→ **Objective**: Carry none of the pictures over; write out the complete data exactly.

→ **Recorded information**:
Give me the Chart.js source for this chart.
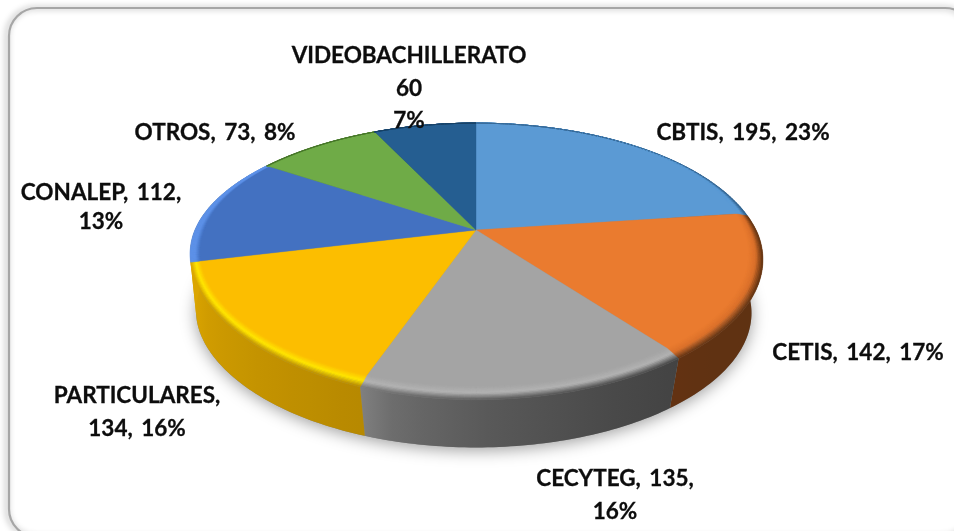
<!DOCTYPE html>
<html><head><meta charset="utf-8">
<style>html,body{margin:0;padding:0;background:#fff}canvas{display:block}</style>
<script src="https://cdn.jsdelivr.net/npm/chart.js@4"></script>
</head><body><canvas id="c" width="954" height="531"></canvas>
<script>
const categories = ["CBTIS","CETIS","CECYTEG","PARTICULARES","CONALEP","OTROS","VIDEOBACHILLERATO"];
const values = [195,142,135,134,112,73,60];
const percents = [23,17,16,16,13,8,7];
const colors = ["#5b9ad4","#ea7b2f","#a4a4a4","#fcbe00","#4371c1","#6fab47","#255e91"];
const wallLeft = ["#2f5e8a","#633212","#808080","#dba500","#dba500","#3f6b26","#153a5c"];
const wallRight = ["#2f5e8a","#5f3212","#434343","#b78900","#dba500","#3f6b26","#153a5c"];
const rimPeak = ["#5b9ad4","#d9702a","#b4b4b4","#ffe800","#5e92e8","#6fab47","#255e91"];

const view = {cx:476, cy:230, a:276, b:129, k:0.207, depth:58, lower:0.98};
const labelLayout = [
  {x:743,y:133,lines:i=>[`${categories[i]}, ${values[i]}, ${percents[i]}%`]},
  {x:858,y:353,lines:i=>[`${categories[i]}, ${values[i]}, ${percents[i]}%`]},
  {x:615,y:479,step:33,lines:i=>[`${categories[i]}, ${values[i]},`,`${percents[i]}%`]},
  {x:137,y:396,step:33,lines:i=>[`${categories[i]},`,`${values[i]}, ${percents[i]}%`]},
  {x:101,y:193,step:29,lines:i=>[`${categories[i]}, ${values[i]},`,`${percents[i]}%`]},
  {x:215,y:133,lines:i=>[`${categories[i]}, ${values[i]}, ${percents[i]}%`]},
  {x:409,y:56,step:32.5,lines:i=>[`${categories[i]}`,`${values[i]}`,`${percents[i]}%`]}
];

function rgb(h){return [1,3,5].map(p=>parseInt(h.substr(p,2),16));}
function mix(a,b,t){const A=rgb(a),B=rgb(b);return '#'+A.map((v,i)=>Math.round(v+(B[i]-v)*t).toString(16).padStart(2,'0')).join('');}
function P(th,r,h,low){
  const u=r*Math.sin(th), y=-r*Math.cos(th), s=1/(1-view.k*y);
  const a=view.a-5*y+5*Math.pow(Math.max(0,-u),6), f=low?view.lower:1;
  return [view.cx+a*u*s*f, view.cy+view.b*y*s*f+h];
}
function samples(a,b){const n=Math.max(2,Math.ceil((b-a)/(Math.PI/180)));const o=[];for(let i=0;i<=n;i++)o.push(a+(b-a)*i/n);return o;}
function poly(ctx,pts){ctx.beginPath();pts.forEach((p,i)=>i?ctx.lineTo(p[0],p[1]):ctx.moveTo(p[0],p[1]));ctx.closePath();}
const bandW=th=>Math.min(1,1-Math.cos(th));
const extW=th=>bandW(th)*(1-Math.pow(Math.max(0,-Math.sin(th)),2));
const band=(t,f)=>{const W=bandW(t),E=extW(t),r0=1-0.03*W,r1=1+0.02*E;return P(t,r0+(r1-r0)*f,3*E*f);};
const outer=t=>band(t,1);
const wallEase=0.5;

const pie3d={
  id:'pie3d',
  beforeDraw(chart){
    const ctx=chart.ctx;ctx.save();
    ctx.fillStyle='#fff';ctx.fillRect(0,0,954,531);
    ctx.shadowColor='rgba(0,0,0,0.4)';ctx.shadowBlur=6;ctx.shadowOffsetX=-2;
    ctx.strokeStyle='#a6a6a6';ctx.lineWidth=2.2;
    ctx.beginPath();ctx.roundRect(9,8,964,529,28);ctx.stroke();
    ctx.restore();
  },
  beforeDatasetDraw(chart){
    const ctx=chart.ctx, arcs=chart.getDatasetMeta(0).data;
    const ang=arcs.map(el=>[el.startAngle+Math.PI/2, el.endAngle+Math.PI/2]);
    ctx.save();
    const ring=samples(0,Math.PI*2).map(t=>P(t,1,view.depth,true));
    ctx.save();ctx.shadowColor='rgba(0,0,0,0.38)';ctx.shadowBlur=16;ctx.shadowOffsetY=3;
    ctx.fillStyle='#888';poly(ctx,ring);ctx.fill();ctx.restore();
    const wallColor=(i,x,x0,x1)=>mix(wallLeft[i],wallRight[i],Math.pow(Math.min(1,Math.max(0,(x-x0)/Math.max(1,x1-x0))),wallEase));
    const spans=ang.map(([a,b])=>{const xs=samples(a,b).map(t=>outer(t)[0]);return [Math.min(...xs),Math.max(...xs)];});
    ang.forEach(([a,b],i)=>{
      const ts=samples(a,b);
      const g=ctx.createLinearGradient(spans[i][0],0,spans[i][1],0);
      for(let q=0;q<=10;q++)g.addColorStop(q/10,mix(wallLeft[i],wallRight[i],Math.pow(q/10,wallEase)));
      poly(ctx,ts.map(outer).concat(ts.slice().reverse().map(t=>P(t,1,view.depth,true))));
      ctx.fillStyle=g;ctx.fill();
    });
    ang.forEach(([a,b],i)=>{
      poly(ctx,[[view.cx,view.cy]].concat(samples(a,b).map(t=>P(t,1,0))));
      ctx.fillStyle=arcs[i].options.backgroundColor;ctx.strokeStyle=ctx.fillStyle;ctx.lineWidth=0.4;ctx.fill();ctx.stroke();
    });
    const N=10;
    ang.forEach(([a,b],i)=>{
      const ts=samples(a,b), base=arcs[i].options.backgroundColor;
      for(let j=0;j<ts.length-1;j++){
        const t0=ts[j],t1=ts[j+1],tm=(t0+t1)/2;
        const wc=i===4?rimPeak[i]:wallColor(i,P(tm,1,0)[0],spans[i][0],spans[i][1]);
        for(let q=0;q<N;q++){
          const f0=q/N,f1=(q+1)/N,fm=(f0+f1)/2;
          const c=fm<0.5?mix(base,rimPeak[i],fm/0.5):mix(rimPeak[i],wc,(fm-0.5)/0.5);
          poly(ctx,[band(t0,f0),band(t1,f0),band(t1,f1),band(t0,f1)]);
          ctx.fillStyle=c;ctx.strokeStyle=c;ctx.lineWidth=0.5;ctx.fill();ctx.stroke();
        }
      }
    });
    ctx.restore();
    return false;
  },
  afterDraw(chart){
    const ctx=chart.ctx;ctx.save();
    ctx.fillStyle='#0d0d0d';ctx.strokeStyle='#0d0d0d';ctx.lineWidth=0.3;ctx.font='bold 22.5px Lato, Carlito, sans-serif';
    ctx.wordSpacing='3px';
    ctx.textAlign='center';ctx.textBaseline='middle';
    labelLayout.forEach((l,i)=>l.lines(i).forEach((s,k)=>{ctx.fillText(s,l.x,l.y+k*(l.step||0));ctx.strokeText(s,l.x,l.y+k*(l.step||0));}));
    ctx.restore();
  }
};
new Chart(document.getElementById('c'),{
  type:'pie',
  data:{labels:categories,datasets:[{data:values,backgroundColor:colors,borderWidth:0}]},
  options:{responsive:false,animation:false,plugins:{legend:{display:false},tooltip:{enabled:false}}},
  plugins:[pie3d]
});
</script></body></html>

→ **The reply**:
Give me the Chart.js source for this chart.
<!DOCTYPE html>
<html><head><meta charset="utf-8">
<style>html,body{margin:0;padding:0;background:#fff}canvas{display:block}</style>
<script src="https://cdn.jsdelivr.net/npm/chart.js@4"></script>
</head><body><canvas id="c" width="954" height="531"></canvas>
<script>
const categories = ["CBTIS","CETIS","CECYTEG","PARTICULARES","CONALEP","OTROS","VIDEOBACHILLERATO"];
const values = [195,142,135,134,112,73,60];
const percents = [23,17,16,16,13,8,7];
const colors = ["#5b9ad4","#ea7b2f","#a4a4a4","#fcbe00","#4371c1","#6fab47","#255e91"];
const wallLeft = ["#2f5e8a","#633212","#808080","#dba500","#dba500","#3f6b26","#153a5c"];
const wallRight = ["#2f5e8a","#5f3212","#434343","#b78900","#dba500","#3f6b26","#153a5c"];
const rimPeak = ["#5b9ad4","#d9702a","#b4b4b4","#ffe800","#5e92e8","#6fab47","#255e91"];

const view = {cx:476, cy:230, a:276, b:129, k:0.207, depth:58, lower:0.98};
const labelLayout = [
  {x:743,y:133,lines:i=>[`${categories[i]}, ${values[i]}, ${percents[i]}%`]},
  {x:858,y:353,lines:i=>[`${categories[i]}, ${values[i]}, ${percents[i]}%`]},
  {x:615,y:479,step:33,lines:i=>[`${categories[i]}, ${values[i]},`,`${percents[i]}%`]},
  {x:137,y:396,step:33,lines:i=>[`${categories[i]},`,`${values[i]}, ${percents[i]}%`]},
  {x:101,y:193,step:29,lines:i=>[`${categories[i]}, ${values[i]},`,`${percents[i]}%`]},
  {x:215,y:133,lines:i=>[`${categories[i]}, ${values[i]}, ${percents[i]}%`]},
  {x:409,y:56,step:32.5,lines:i=>[`${categories[i]}`,`${values[i]}`,`${percents[i]}%`]}
];

function rgb(h){return [1,3,5].map(p=>parseInt(h.substr(p,2),16));}
function mix(a,b,t){const A=rgb(a),B=rgb(b);return '#'+A.map((v,i)=>Math.round(v+(B[i]-v)*t).toString(16).padStart(2,'0')).join('');}
function P(th,r,h,low){
  const u=r*Math.sin(th), y=-r*Math.cos(th), s=1/(1-view.k*y);
  const a=view.a-5*y+5*Math.pow(Math.max(0,-u),6), f=low?view.lower:1;
  return [view.cx+a*u*s*f, view.cy+view.b*y*s*f+h];
}
function samples(a,b){const n=Math.max(2,Math.ceil((b-a)/(Math.PI/180)));const o=[];for(let i=0;i<=n;i++)o.push(a+(b-a)*i/n);return o;}
function poly(ctx,pts){ctx.beginPath();pts.forEach((p,i)=>i?ctx.lineTo(p[0],p[1]):ctx.moveTo(p[0],p[1]));ctx.closePath();}
const bandW=th=>Math.min(1,1-Math.cos(th));
const extW=th=>bandW(th)*(1-Math.pow(Math.max(0,-Math.sin(th)),2));
const band=(t,f)=>{const W=bandW(t),E=extW(t),r0=1-0.03*W,r1=1+0.02*E;return P(t,r0+(r1-r0)*f,3*E*f);};
const outer=t=>band(t,1);
const wallEase=0.5;

const pie3d={
  id:'pie3d',
  beforeDraw(chart){
    const ctx=chart.ctx;ctx.save();
    ctx.fillStyle='#fff';ctx.fillRect(0,0,954,531);
    ctx.shadowColor='rgba(0,0,0,0.4)';ctx.shadowBlur=6;ctx.shadowOffsetX=-2;
    ctx.strokeStyle='#a6a6a6';ctx.lineWidth=2.2;
    ctx.beginPath();ctx.roundRect(9,8,964,529,28);ctx.stroke();
    ctx.restore();
  },
  beforeDatasetDraw(chart){
    const ctx=chart.ctx, arcs=chart.getDatasetMeta(0).data;
    const ang=arcs.map(el=>[el.startAngle+Math.PI/2, el.endAngle+Math.PI/2]);
    ctx.save();
    const ring=samples(0,Math.PI*2).map(t=>P(t,1,view.depth,true));
    ctx.save();ctx.shadowColor='rgba(0,0,0,0.38)';ctx.shadowBlur=16;ctx.shadowOffsetY=3;
    ctx.fillStyle='#888';poly(ctx,ring);ctx.fill();ctx.restore();
    const wallColor=(i,x,x0,x1)=>mix(wallLeft[i],wallRight[i],Math.pow(Math.min(1,Math.max(0,(x-x0)/Math.max(1,x1-x0))),wallEase));
    const spans=ang.map(([a,b])=>{const xs=samples(a,b).map(t=>outer(t)[0]);return [Math.min(...xs),Math.max(...xs)];});
    ang.forEach(([a,b],i)=>{
      const ts=samples(a,b);
      const g=ctx.createLinearGradient(spans[i][0],0,spans[i][1],0);
      for(let q=0;q<=10;q++)g.addColorStop(q/10,mix(wallLeft[i],wallRight[i],Math.pow(q/10,wallEase)));
      poly(ctx,ts.map(outer).concat(ts.slice().reverse().map(t=>P(t,1,view.depth,true))));
      ctx.fillStyle=g;ctx.fill();
    });
    ang.forEach(([a,b],i)=>{
      poly(ctx,[[view.cx,view.cy]].concat(samples(a,b).map(t=>P(t,1,0))));
      ctx.fillStyle=arcs[i].options.backgroundColor;ctx.strokeStyle=ctx.fillStyle;ctx.lineWidth=0.4;ctx.fill();ctx.stroke();
    });
    const N=10;
    ang.forEach(([a,b],i)=>{
      const ts=samples(a,b), base=arcs[i].options.backgroundColor;
      for(let j=0;j<ts.length-1;j++){
        const t0=ts[j],t1=ts[j+1],tm=(t0+t1)/2;
        const wc=i===4?rimPeak[i]:wallColor(i,P(tm,1,0)[0],spans[i][0],spans[i][1]);
        for(let q=0;q<N;q++){
          const f0=q/N,f1=(q+1)/N,fm=(f0+f1)/2;
          const c=fm<0.5?mix(base,rimPeak[i],fm/0.5):mix(rimPeak[i],wc,(fm-0.5)/0.5);
          poly(ctx,[band(t0,f0),band(t1,f0),band(t1,f1),band(t0,f1)]);
          ctx.fillStyle=c;ctx.strokeStyle=c;ctx.lineWidth=0.5;ctx.fill();ctx.stroke();
        }
      }
    });
    ctx.restore();
    return false;
  },
  afterDraw(chart){
    const ctx=chart.ctx;ctx.save();
    ctx.fillStyle='#0d0d0d';ctx.strokeStyle='#0d0d0d';ctx.lineWidth=0.3;ctx.font='bold 22.5px Lato, Carlito, sans-serif';
    ctx.wordSpacing='3px';
    ctx.textAlign='center';ctx.textBaseline='middle';
    labelLayout.forEach((l,i)=>l.lines(i).forEach((s,k)=>{ctx.fillText(s,l.x,l.y+k*(l.step||0));ctx.strokeText(s,l.x,l.y+k*(l.step||0));}));
    ctx.restore();
  }
};
new Chart(document.getElementById('c'),{
  type:'pie',
  data:{labels:categories,datasets:[{data:values,backgroundColor:colors,borderWidth:0}]},
  options:{responsive:false,animation:false,plugins:{legend:{display:false},tooltip:{enabled:false}}},
  plugins:[pie3d]
});
</script></body></html>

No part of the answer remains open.